Ensuite, dans ce qui semblait n’avoir aucun objectif militaire, les Etats-Unis ont lâché deux bombes atomiques sur Hiroshima et Nagasaki (des cibles civiles), alors même que le Japon tentait de se rendre.
Le pouvoir au détriment du droit
Les vainqueurs ne sont toutefois pas poursuivis pour crimes de guerre. Au contraire, ils sont gravés dans le granit et prêchent la vertu de suivre les « règles ». Après la seconde guerre mondiale, les Etats-Unis ont établi les règles. Puis ils les ont interprétées à leur guise.
Leur attaque contre l’Irak, par exemple, non provoquée et presque improvisée, constituait manifestement une violation des règles. Mais personne n’aimait l’Irak. Et la guerre a été menée en respectant au moins raisonnablement les règles de la guerre. Les civils n’ont pas été pris pour cible. La guerre s’est donc achevée sans gain pour les vainqueurs, mais sans confrontation majeure avec « l’ordre fondé sur des règles ».
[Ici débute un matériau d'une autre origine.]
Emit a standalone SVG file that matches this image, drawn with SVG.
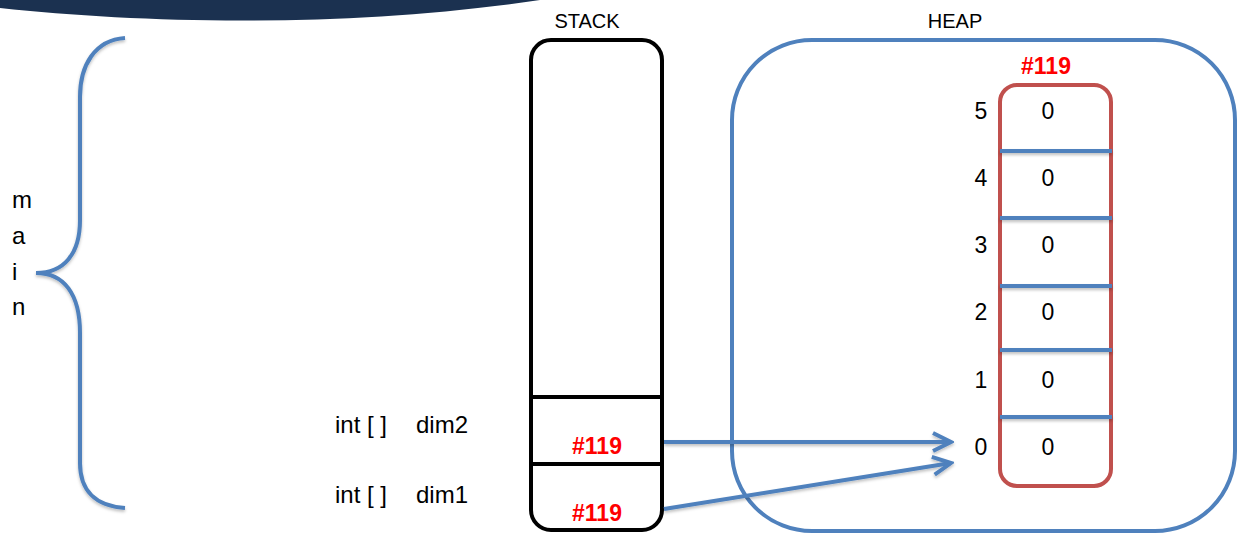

Mais après le 7 octobre 2023, les Etats-Unis ont cessé de parler de règles. Son allié numéro un au Moyen-Orient, Israël, a commencé à faire des choses qui ont suscité l’indignation du monde entier, en tuant des milliers de civils. Cela a conduit l’Afrique du Sud à accuser Israël de « génocide ». Le Yémen (du moins la partie du pays dominée par les Houthis) a imposé un blocus limité aux navires israéliens.
Et maintenant que la CIJ s’est positionnée contre Israël… quelle sera la prochaine étape ? Israël va-t-elle se plier à la loi ? Ou va-t-elle ignorer la Cour et devenir un pays hors-la-loi ? Qui va gagner ? Les règles ? Ou la puissance de feu ?
En fin de compte, le monde politique est une affaire de pouvoir… et non de droit. C’est la puissance de feu qui donne le ton.
Mais les « règles » ne sont généralement pas simplement « inventées ». Elles reflètent des jugements plus profonds, sur le bien et le mal, et sur ce que les gens devraient être autorisés à faire. Et lorsque d’autres nations voient une nation hors-la-loi, elles sont susceptibles de s’alarmer et de renforcer leur propre puissance de feu…
… Se préparant à une résolution extrajudiciaire.